April 21, 2008 / 2:33 PM / 12 years ago

China in driver's seat for global green autos

BEIJING (Reuters) - China is a fast growing auto market that is still far from reaching its potential, granting Beijing powerful leverage in shaping the world’s next generation of eco-friendly cars.

A model stands beside a wheel of Toyota Hybrid Synergy Drive car at the Auto China 2008 auto show in Beijing April 20, 2008. REUTERS/Jason Lee

The question of hybrids and other fuel efficient vehicles arises because the world’s automakers are gathering this week for the Beijing Auto Show, an event that is growing in clout as the world’s second largest auto market is set to be No. 1 soon.

But executives are waiting for Chinese officials to lay out a set of incentives that could jump start a product line that is still too pricey even for consumers who want to lighten their carbon foot print.

“It could be huge,” said General Motors Corp’s Chief Executive Rick Wagoner. “China could play a significant role.”

But what that role will be is still anyone’s guess.

Nissan Motor Co Chief Executive Carlos Ghosn told reporters the Japanese automaker is approaching the Chinese government, among the many it is in talks with, to push for a pure electric vehicle solution to battle pollution.

Fuel economy and emissions improvements with hybrids and clean diesels were not enough to support the expected explosion in China’s car ownership over the coming year, said Ghosn.

“We want to own the electric car segment,” he said.

Auto penetration in China could expand 10 times what is today and still be less than the average 600 vehicles per 1,000 people in the developed world.


Toyota Motor Corp said in 2004 it would assemble hybrid cars outside Japan for the first time, with local China partner FAW Group.

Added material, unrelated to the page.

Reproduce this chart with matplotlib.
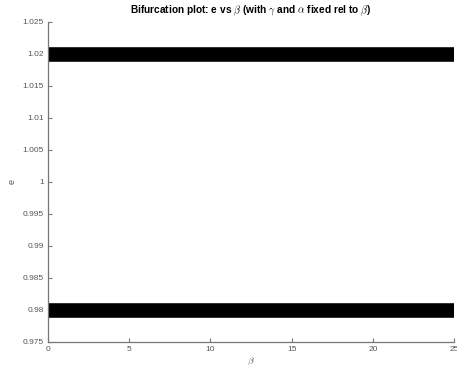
import matplotlib
matplotlib.use("Agg")
import matplotlib.pyplot as plt

plt.rcParams['font.family'] = ['Liberation Sans', 'DejaVu Sans']
plt.rcParams['mathtext.fontset'] = 'cm'

beta = [0, 25]
e_upper = [1.02, 1.02]
e_lower = [0.98, 0.98]
yticks = [0.975, 0.98, 0.985, 0.99, 0.995, 1, 1.005, 1.01, 1.015, 1.02, 1.025]
ytick_labels = ['0.975', '0.98', '0.985', '0.99', '0.995', '1', '1.005', '1.01', '1.015', '1.02', '1.025']
xticks = [0, 5, 10, 15, 20, 25]

fig = plt.figure(figsize=(4.57, 3.70), dpi=100)
ax = fig.add_axes([0.105, 0.0757, 0.889, 0.865])

ax.plot(beta, e_upper, color='black', linewidth=10.5, solid_capstyle='butt')
ax.plot(beta, e_lower, color='black', linewidth=10.5, solid_capstyle='butt')

ax.set_xlim(0, 25)
ax.set_ylim(0.975, 1.025)
ax.set_yticks(yticks)
ax.set_yticklabels(ytick_labels)
ax.set_xticks(xticks)

for s in ['top', 'right']:
    ax.spines[s].set_visible(False)
for s in ['left', 'bottom']:
    ax.spines[s].set_color('#777777')
    ax.spines[s].set_linewidth(0.9)
ax.tick_params(direction='in', length=3, width=0.8, color='#777777',
               labelsize=6, labelcolor='#555555', pad=3)

ax.set_title(r'Bifurcation plot: e vs $\beta$ (with $\gamma$ and $\alpha$ fixed rel to $\beta$)',
             fontsize=7.3, fontweight='bold', pad=6)
ax.set_xlabel(r'$\beta$', fontsize=7, color='#555555', labelpad=2)
ax.set_ylabel('e', fontsize=6.5, color='#555555', labelpad=4)

fig.savefig('out.png', dpi=100)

And supporting Ghosn’s point, without tax credits or other state incentives, sales of the locally-made Prius have been half a targeted 3,000 units a year.

Despite the lack of state guidance, GM showcased a hybrid version of its Buick LaCrosse sedan, which is being launched in China this summer, just ahead of the Olympics.

China is the sixth largest market for the BMW brand, the world’s biggest luxury carmaker, and the third largest market for the super luxury Rolls-Royce.

But with fuel prices kept artificially low by the state, there is little apparent incentive to buy fuel efficient cars.

But in a car market which grew almost 24 percent in March, faster than the torrid 22 percent in 2007, BMW thinks the time is right for offering hybrid variants like its X6 sports activity coupe into China.

“Coming here to China I think it is a very appropriate product for this market,” said Ian Robertson, BMW’s new head of sales and marketing.


Chinese firms are also preparing their own product offerings.

China South Industries Motor Co introduced its fuel-cell concept model at the Beijing show.

In December, official media said China’s state-owned Chang’an Automobile group was making its own hybrid cars, the first such move by a Chinese automaker.

Battery maker BYD Co Ltd expects to start selling electric-hybrid vehicles domestically by the end of 2008 and in Europe within three years.

But the bet is still on the global leaders to cultivate a market for greener cars in China, with or without state incentives.

“What they might do is copy technology and not pay for the research and development,” said John Bonnell, director of Asia Pacific forecasting for JD Powers and Associates.

“It wouldn’t be the first time.”

“But will a local company suddenly develop technology that is better than something Toyota has done? That would not be likely.”